New SpaceX Launch To Boost European Navigation Satellites As EU Launchers Face Delays


SpaceX has secured a deal to launch four navigation satellites for the European Space Agency (ESA) as European Union (EU) launch vehicles face ongoing delays. The announcement, first reported by The Wall Street Journal, comes as the EU has been forced to look abroad for a launcher for its Galileo satellites due to technical setbacks in its rocket development programs.

Key Takeaway

SpaceX has secured a deal to launch four European navigation satellites for the ESA, marking the first time SpaceX will launch European satellites containing classified equipment. This partnership comes as delays in European rocket development programs have prompted the EU to seek launch services abroad. The launch of additional Galileo satellites is crucial for ESA in maintaining an independent European global satellite navigation system.

SpaceX’s Agreement with ESA

Under the agreement, SpaceX will conduct two Falcon 9 launches in 2024, with each launch carrying two “Galileo” navigation satellites. However, the deal is still subject to final approval from the European Commission and EU member states. This approval is expected to be granted before the end of the year, according to sources familiar with the matter.

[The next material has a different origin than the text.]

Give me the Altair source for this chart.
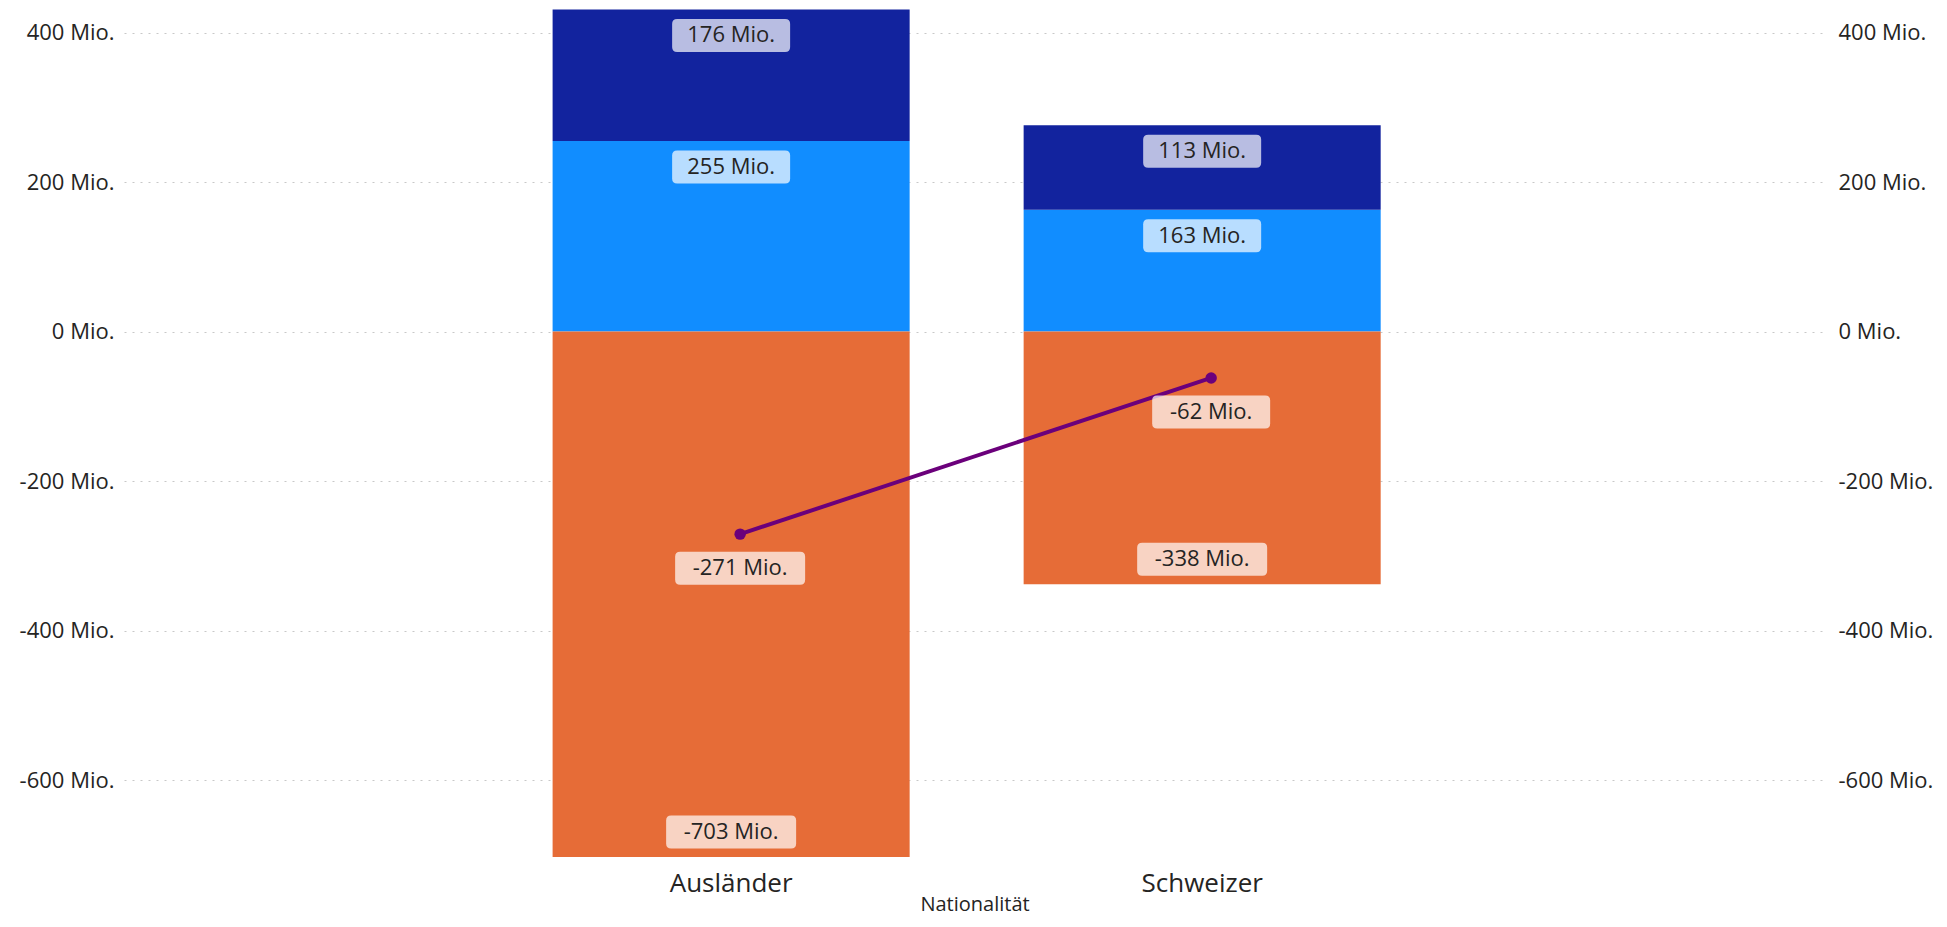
import altair as alt
import pandas as pd

# ---- data ----
categories = ["Ausländer", "Schweizer"]
series = ["Komponente A", "Komponente B", "Komponente C"]
vals_a = [255, 163]      # light blue (positive, bottom)
vals_b = [176, 113]      # dark blue (positive, top)
vals_c = [-703, -338]    # orange (negative)
net = [-271, -62]        # line
y_ticks = [-600, -400, -200, 0, 200, 400]

colors = ["#118DFF", "#12239E", "#E66C37"]
line_color = "#6B007B"
FONT = "Open Sans"
TXT = "#252423"

rows = []
for s_i, (s, vals) in enumerate(zip(series, [vals_a, vals_b, vals_c])):
    for c, v in zip(categories, vals):
        rows.append({"cat": c, "series": s, "value": v, "order": s_i})
df = pd.DataFrame(rows)
df_net = pd.DataFrame({"cat": categories, "net": net})


def box_path(label, h=33.0, r=5.0, u=80.0):
    w = 12.0 * len(label) + 22.0
    hw, hh, rr = w / 2 / u, h / 2 / u, r / u
    return (f"M{-hw+rr},{-hh} L{hw-rr},{-hh} Q{hw},{-hh} {hw},{-hh+rr} "
            f"L{hw},{hh-rr} Q{hw},{hh} {hw-rr},{hh} L{-hw+rr},{hh} "
            f"Q{-hw},{hh} {-hw},{hh-rr} L{-hw},{-hh+rr} Q{-hw},{-hh} {-hw+rr},{-hh} Z")


df["label"] = df["value"].map(lambda v: f"{v} Mio.")
df["box"] = df["label"].map(box_path)
df_net["label"] = df_net["net"].map(lambda v: f"{v} Mio.")
df_net["box"] = df_net["label"].map(box_path)

y_scale = alt.Scale(domain=[-703, 433], nice=False, zero=False)
x_scale = alt.Scale(paddingInner=0.242, paddingOuter=0.9266, align=0.491)

left_axis = alt.Axis(orient="left", values=y_ticks, labelExpr="datum.value + ' Mio.'",
                     title=None, domain=False, ticks=False, tickSize=0, labelPadding=10,
                     labelFont=FONT, labelFontSize=22, labelColor=TXT,
                     grid=True, gridColor="#c8c8c8", gridDash=[2, 6], gridWidth=1)
right_axis = alt.Axis(orient="right", values=y_ticks, labelExpr="datum.value + ' Mio.'",
                      title=None, domain=False, ticks=False, tickSize=0, labelPadding=13,
                      labelFont=FONT, labelFontSize=22, labelColor=TXT, grid=False)
x_axis = alt.Axis(title="Nationalität", labelAngle=0, domain=False, ticks=False, tickSize=0,
                  labelFont=FONT, labelFontSize=26, labelColor=TXT,
                  labelBaseline="alphabetic", labelPadding=34,
                  titleFont=FONT, titleFontSize=20, titleFontWeight="normal", titleColor=TXT,
                  titleBaseline="alphabetic", titleY=53)


def X():
    return alt.X("cat:N", sort=categories, scale=x_scale, axis=x_axis)


def Y(field):
    return alt.Y(field, scale=y_scale, axis=left_axis)


bars = alt.Chart(df).mark_bar().encode(
    x=X(),
    y=alt.Y("value:Q", stack="zero", scale=y_scale, axis=left_axis),
    color=alt.Color("series:N", scale=alt.Scale(domain=series, range=colors), legend=None),
    order=alt.Order("order:Q"),
)

stacked = alt.Chart(df).transform_stack(
    stack="value", groupby=["cat"], as_=["v0", "v1"], sort=[alt.SortField("order")]
)

label_layers = []
for cond, off in [("datum.value > 0", 26), ("datum.value < 0", -25)]:
    base = stacked.transform_filter(cond)
    label_layers.append(
        base.mark_point(filled=True, color="white", fillOpacity=0.7, strokeOpacity=0,
                        size=25600, yOffset=off).encode(
            x=X(), y=Y("v1:Q"), shape=alt.Shape("box:N", scale=None))
    )
    label_layers.append(
        base.mark_text(font=FONT, fontSize=22, color=TXT, baseline="middle", yOffset=off).encode(
            x=X(), y=Y("v1:Q"), text="label:N")
    )

XO = 9
line = alt.Chart(df_net).mark_line(color=line_color, strokeWidth=4, xOffset=XO).encode(
    x=X(), y=Y("net:Q"))
pts = alt.Chart(df_net).mark_circle(color=line_color, size=130, opacity=1, xOffset=XO).encode(
    x=X(), y=Y("net:Q"))
net_box = alt.Chart(df_net).mark_point(filled=True, color="white", fillOpacity=0.7,
                                       strokeOpacity=0, size=25600, yOffset=34,
                                       xOffset=XO).encode(
    x=X(), y=Y("net:Q"), shape=alt.Shape("box:N", scale=None))
net_txt = alt.Chart(df_net).mark_text(font=FONT, fontSize=22, color=TXT, baseline="middle",
                                      yOffset=34, xOffset=XO).encode(
    x=X(), y=Y("net:Q"), text="label:N")

main = alt.layer(bars, line, pts, *label_layers, net_box, net_txt)

right = alt.Chart(pd.DataFrame({"v": y_ticks})).mark_point(opacity=0).encode(
    y=alt.Y("v:Q", scale=y_scale, axis=right_axis))

chart = alt.layer(main, right).resolve_scale(y="independent").properties(
    width=1701, height=849,
    autosize=alt.AutoSizeParams(type="none"),
    padding={"left": 116, "top": 0, "right": 114, "bottom": 62},
    background="white",
).configure_view(stroke=None)

chart.save("out.html", embed_options={"renderer": "svg", "actions": False})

European Preference for Homegrown Rockets

Europe had initially preferred to use its own rockets, such as the long-delayed Ariane 6 or Vega-C, for launching the Galileo satellites. However, due to the technical holdups in these rocket development programs, the EU had to explore alternatives. The United Launch Alliance’s Vulcan system and SpaceX emerged as potential options, with SpaceX eventually being selected.

Importance of Galileo Satellites

The launch of additional Galileo satellites is crucial for ESA, as they contribute to the maintenance of an independent European global satellite navigation system. This system serves as an alternative to the navigation systems of the United States and China. The Galileo satellites also play a significant role in providing encrypted navigation communications for European military purposes.

SpaceX’s Collaboration with Europe

While this will be the first time in 15 years that Galileo satellites are launched from outside Europe, it is not the first collaboration between SpaceX and European space agencies. Earlier this year, SpaceX successfully launched the Euclid telescope for the ESA, and there are plans for the company to launch at least two more European spacecraft in the future.